* START *
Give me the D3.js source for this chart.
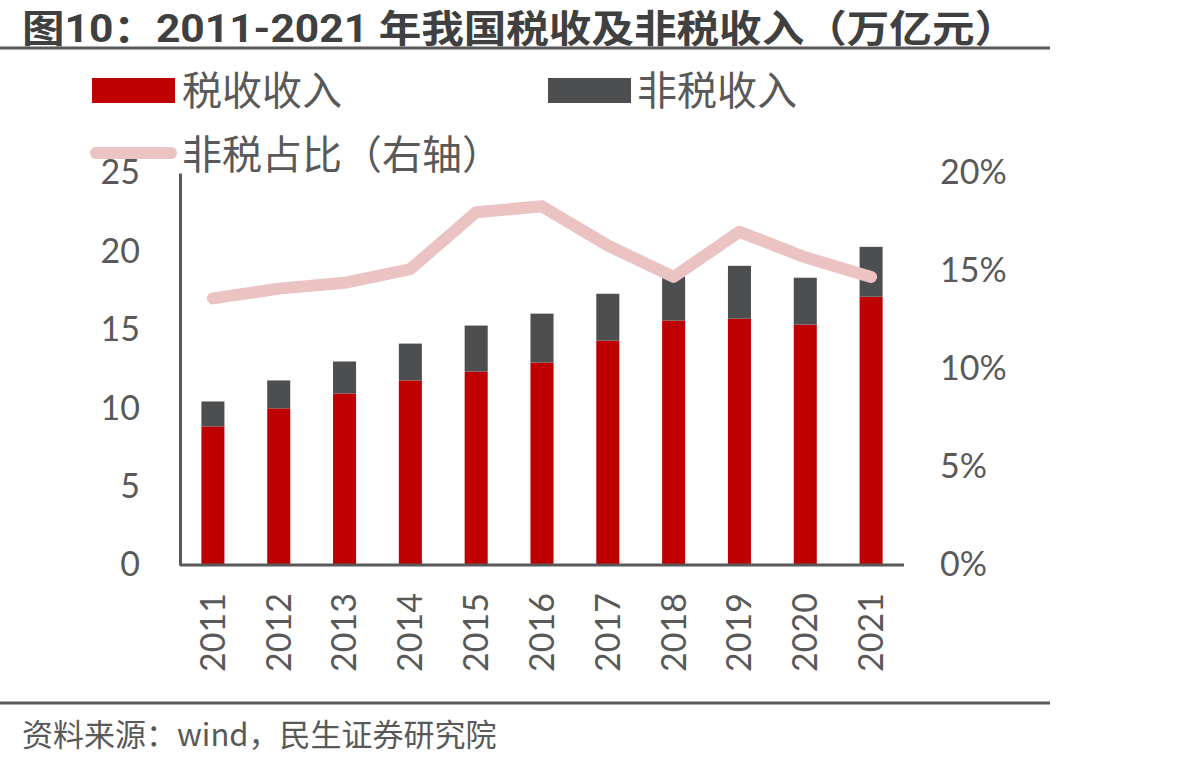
<!DOCTYPE html>
<html>
<head>
<meta charset="utf-8">
<script src="https://cdn.jsdelivr.net/npm/d3@7"></script>
<style>
  body { margin: 0; background: #fff; }
  svg text { font-family: Lato, "Noto Sans CJK SC", sans-serif; }
</style>
</head>
<body>
<svg id="chart" width="1199" height="765"></svg>
<script>
// data (万亿元)
const years = ["2011", "2012", "2013", "2014", "2015", "2016", "2017", "2018", "2019", "2020", "2021"];
const taxRevenue = [8.84, 9.99, 10.94, 11.77, 12.34, 12.91, 14.31, 15.59, 15.71, 15.33, 17.11];
const nonTaxRevenue = [1.59, 1.78, 2.04, 2.35, 2.93, 3.12, 2.99, 2.79, 3.37, 2.99, 3.18];
const nonTaxShare = [0.136, 0.141, 0.144, 0.151, 0.180, 0.183, 0.163, 0.147, 0.170, 0.157, 0.147];
const leftTicks = [0, 5, 10, 15, 20, 25];
const rightTicks = [0, 0.05, 0.10, 0.15, 0.20];

const titleText = "图10：2011-2021 年我国税收及非税收入（万亿元）";
const sourceText = "资料来源：wind，民生证券研究院";

const red = "#C00000", grey = "#4D4E50", pink = "#EBC3C3", textCol = "#595959";
const margin = {top: 173, right: 295, bottom: 199, left: 180};
const width = 1199, height = 765;
const plotRight = 904;

const svg = d3.select("#chart");

// title + rules
svg.append("text")
   .attr("x", 22).attr("y", 42)
   .attr("textLength", 995).attr("lengthAdjust", "spacingAndGlyphs")
   .style("font-family", "Roboto, 'Noto Sans CJK SC', sans-serif")
   .style("font-weight", "bold").style("font-size", "38px")
   .attr("fill", "#404040")
   .text(titleText);
svg.append("line").attr("x1", 0).attr("x2", 1050).attr("y1", 48).attr("y2", 48)
   .attr("stroke", textCol).attr("stroke-width", 3);
svg.append("line").attr("x1", 0).attr("x2", 1050).attr("y1", 703).attr("y2", 703)
   .attr("stroke", textCol).attr("stroke-width", 3);
svg.append("text")
   .attr("x", 22).attr("y", 746)
   .style("font-family", "'Noto Sans CJK SC', sans-serif")
   .style("font-size", "31px")
   .attr("fill", textCol)
   .text(sourceText);

// legend
const legendFont = "'Noto Sans CJK SC', sans-serif";
svg.append("rect").attr("x", 92).attr("y", 78).attr("width", 83).attr("height", 25).attr("fill", red);
svg.append("text").attr("x", 182).attr("y", 105).style("font-family", legendFont)
   .style("font-size", "40px").attr("fill", textCol).text("税收收入");
svg.append("rect").attr("x", 548).attr("y", 78).attr("width", 83).attr("height", 25).attr("fill", grey);
svg.append("text").attr("x", 637).attr("y", 105).style("font-family", legendFont)
   .style("font-size", "40px").attr("fill", textCol).text("非税收入");
svg.append("line").attr("x1", 96).attr("x2", 171).attr("y1", 153).attr("y2", 153)
   .attr("stroke", pink).attr("stroke-width", 12).attr("stroke-linecap", "round");
svg.append("text").attr("x", 182).attr("y", 169).style("font-family", legendFont)
   .style("font-size", "40px").attr("fill", textCol).text("非税占比（右轴）");

// scales
const x = d3.scaleBand()
   .domain(years)
   .range([margin.left, plotRight])
   .paddingInner(0.65).paddingOuter(0.325);
const y = d3.scaleLinear().domain([0, 25]).range([height - margin.bottom - 1, margin.top]);
const y2 = d3.scaleLinear().domain([0, 0.20]).range([height - margin.bottom - 1, margin.top]);

// bars
const g = svg.append("g");
g.selectAll("rect.tax")
   .data(taxRevenue)
   .join("rect")
   .attr("class", "tax")
   .attr("x", (d, i) => x(years[i]))
   .attr("width", x.bandwidth())
   .attr("y", d => y(d))
   .attr("height", d => y(0) - y(d))
   .attr("fill", red);
g.selectAll("rect.nontax")
   .data(nonTaxRevenue)
   .join("rect")
   .attr("class", "nontax")
   .attr("x", (d, i) => x(years[i]))
   .attr("width", x.bandwidth())
   .attr("y", (d, i) => y(taxRevenue[i] + d))
   .attr("height", (d, i) => y(taxRevenue[i]) - y(taxRevenue[i] + d))
   .attr("fill", grey);

// axes
const leftAxis = svg.append("g")
   .attr("transform", `translate(${margin.left},0)`)
   .call(d3.axisLeft(y).tickValues(leftTicks).tickSize(0).tickPadding(40));
leftAxis.select(".domain").attr("stroke", textCol).attr("stroke-width", 3);
leftAxis.selectAll("text").style("font-size", "34px").attr("fill", textCol);

const rightAxis = svg.append("g")
   .attr("transform", `translate(${width - margin.right},0)`)
   .call(d3.axisRight(y2).tickValues(rightTicks).tickSize(0).tickPadding(36)
      .tickFormat(d3.format(".0%")));
rightAxis.select(".domain").remove();
rightAxis.selectAll("text").style("font-size", "34px").attr("fill", textCol);

const bottomAxis = svg.append("g")
   .attr("transform", `translate(0,${y(0)})`)
   .call(d3.axisBottom(x).tickSize(0).tickSizeOuter(0));
bottomAxis.select(".domain")
   .attr("d", `M${margin.left},0H${plotRight}`)
   .attr("stroke", textCol).attr("stroke-width", 3);
bottomAxis.selectAll("text")
   .attr("transform", "rotate(-90)")
   .attr("x", -28).attr("y", 0).attr("dy", "0.35em")
   .style("text-anchor", "end")
   .style("font-size", "34px").attr("fill", textCol);

// share line on right axis
const line = d3.line()
   .x((d, i) => x(years[i]) + x.bandwidth() / 2)
   .y(d => y2(d));
svg.append("path")
   .datum(nonTaxShare)
   .attr("d", line)
   .attr("fill", "none")
   .attr("stroke", pink)
   .attr("stroke-width", 12)
   .attr("stroke-linecap", "round")
   .attr("stroke-linejoin", "round");
</script>
</body>
</html>
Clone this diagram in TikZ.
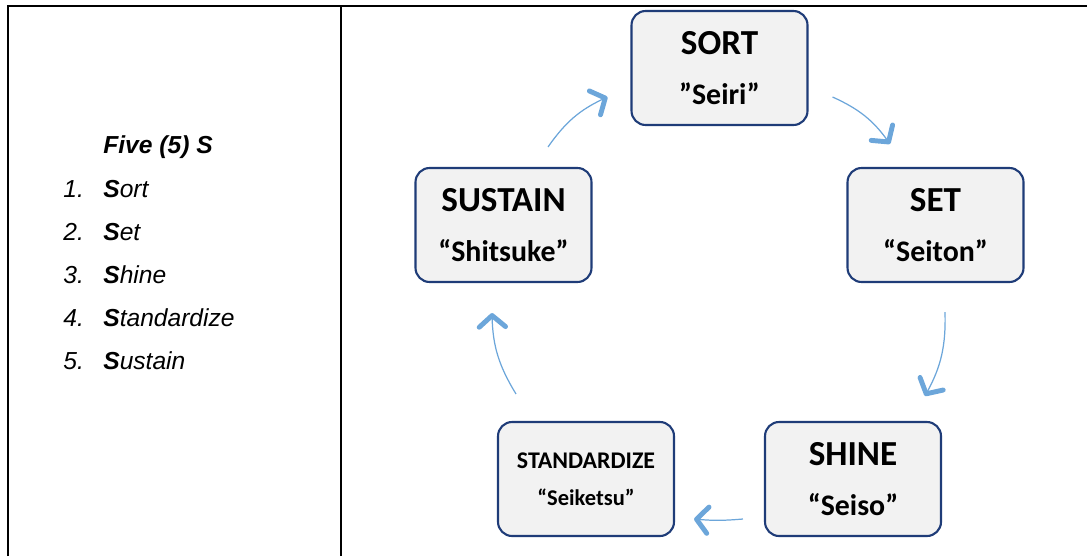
\documentclass[tikz,border=0pt]{standalone}
\usepackage{fontspec}
\setmainfont{Liberation Sans}
\newfontfamily\calfont{Carlito}
\usetikzlibrary{arrows.meta,calc}
\definecolor{boxline}{RGB}{31,60,120}
\definecolor{boxfill}{RGB}{242,242,242}
\definecolor{flowblue}{RGB}{108,166,218}

\begin{document}
\begin{tikzpicture}[x=0.02cm,y=0.02cm,
  box/.style={draw=boxline,line width=1.2pt,fill=boxfill,rounded corners=8pt,
    minimum width=3.52cm,minimum height=2.28cm,align=center,font=\calfont\bfseries},
  flow/.style={draw=flowblue,line width=0.7pt,
    -{Straight Barb[length=6.5pt,width=15pt,line width=2.8pt,round]}},
  item/.style={anchor=base west,inner sep=0pt,font=\fontsize{14}{16}\selectfont\itshape}
]
\useasboundingbox (0,0) rectangle (1087,556);
% table
\draw[line width=1.4pt] (8,0) -- (8,550) -- (1087,550);
\draw[line width=1.4pt] (341,0) -- (341,550);

% left column
\node[item,font=\fontsize{14}{16}\selectfont\bfseries\itshape] (title) at (103,403) {Five (5) S};
\foreach \w [count=\i] in {ort,et,hine,tandardize,ustain} {
  \node[item] (num\i) at (63,402-43*\i) {\i.};
  \node[item] (word\i) at (103,402-43*\i) {\textbf{S}\w};
}

% the cycle
\node[box] (sort) at (719.5,488) {\fontsize{20}{24}\selectfont SORT\\[15pt]\fontsize{17}{20}\selectfont ”Seiri”};
\node[box] (set) at (935.5,331) {\fontsize{20}{24}\selectfont SET\\[15pt]\fontsize{17}{20}\selectfont “Seiton”};
\node[box] (shine) at (853,77) {\fontsize{20}{24}\selectfont SHINE\\[15pt]\fontsize{17}{20}\selectfont “Seiso”};
\node[box] (stand) at (586,77) {\fontsize{13.6}{16}\selectfont STANDARDIZE\\[9pt]\fontsize{12.8}{15}\selectfont “Seiketsu”};
\node[box] (sust) at (503.5,331) {\fontsize{20}{24}\selectfont SUSTAIN\\[15pt]\fontsize{17}{20}\selectfont “Shitsuke”};

\draw[flow] ($(sust.north)+(44.5,20)$) to[bend left=15] ($(sort.west)+(-23,-29)$);
\draw[flow] ($(sort.east)+(24,-29)$) to[bend left=15] ($(set.north)+(-45.5,23)$);
\draw[flow] ($(set.south)+(9.5,-29)$) to[bend left=15] ($(shine.north)+(72,25)$);
\draw[flow] ($(shine.west)+(-21,-40)$) to[bend left=5] ($(stand.east)+(19,-40)$);
\draw[flow] ($(stand.north)+(-70,27)$) to[bend left=15] ($(sust.south)+(-11.5,-30)$);
\end{tikzpicture}
\end{document}
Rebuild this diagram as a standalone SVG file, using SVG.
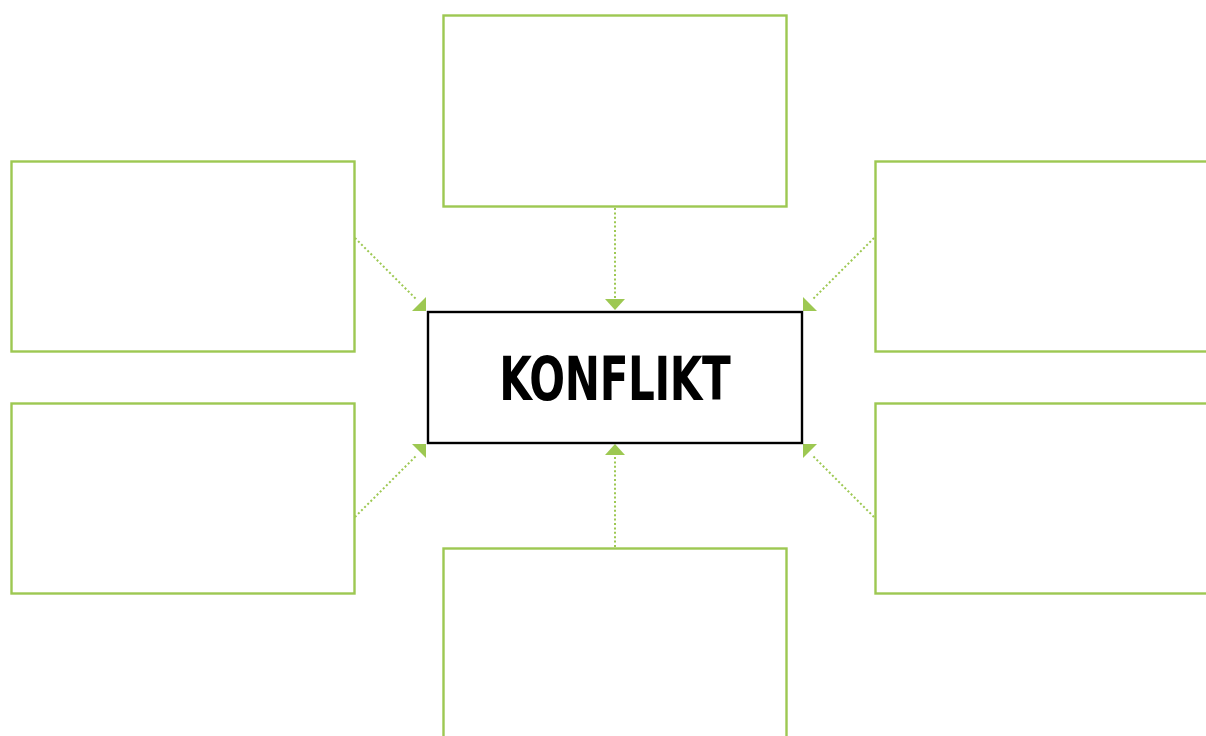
<svg xmlns="http://www.w3.org/2000/svg" width="1206" height="736" viewBox="0 0 1206 736">
<style>
.box{fill:none;stroke:#9dc852;stroke-width:2.4}
.con{fill:none;stroke:#9dc852;stroke-width:2;stroke-dasharray:2 2.4}
.head{fill:#9dc852}
.center{fill:#fff;stroke:#000;stroke-width:2.4}
.label{font-family:"Liberation Sans Narrow","DejaVu Sans Condensed","DejaVu Sans",sans-serif;font-weight:bold;font-size:60px;fill:#000}
</style>
<rect width="1206" height="736" fill="#fff"/>
<g id="connectors">
<line class="con" x1="615" y1="208" x2="615" y2="299"/>
<line class="con" x1="615" y1="547" x2="615" y2="456"/>
<line class="con" x1="355" y1="238" x2="417" y2="300"/>
<line class="con" x1="355" y1="517" x2="417" y2="455"/>
<line class="con" x1="874" y1="238" x2="812" y2="300"/>
<line class="con" x1="874" y1="517" x2="812" y2="455"/>
<polygon class="head" points="605,299 625,299 615,310"/>
<polygon class="head" points="605,455 625,455 615,444"/>
<polygon class="head" points="426,297 426,311 412,311"/>
<polygon class="head" points="426,458 426,444 412,444"/>
<polygon class="head" points="803,297 803,311 817,311"/>
<polygon class="head" points="803,458 803,444 817,444"/>
</g>
<g id="node-top"><rect class="box" x="443.5" y="15.5" width="343" height="191"/></g>
<g id="node-left-top"><rect class="box" x="11.5" y="161.5" width="343" height="190"/></g>
<g id="node-left-bottom"><rect class="box" x="11.5" y="403.5" width="343" height="190"/></g>
<g id="node-right-top"><rect class="box" x="875.5" y="161.5" width="343" height="190"/></g>
<g id="node-right-bottom"><rect class="box" x="875.5" y="403.5" width="343" height="190"/></g>
<g id="node-bottom"><rect class="box" x="443.5" y="548.5" width="343" height="200"/></g>
<g id="node-center">
<rect class="center" x="428" y="312" width="374" height="131"/>
<text class="label" transform="translate(615,400) scale(0.78,1)" x="0" y="0" text-anchor="middle" textLength="297" lengthAdjust="spacing">KONFLIKT</text>
</g>
</svg>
* END *
* _TASK GOAL_
Find every line that holds "chart" and copy it.

* _EXPECTED OUTPUT_
Give me the D3.js source for this chart.
<svg id="chart" width="1199" height="765"></svg>
const svg = d3.select("#chart");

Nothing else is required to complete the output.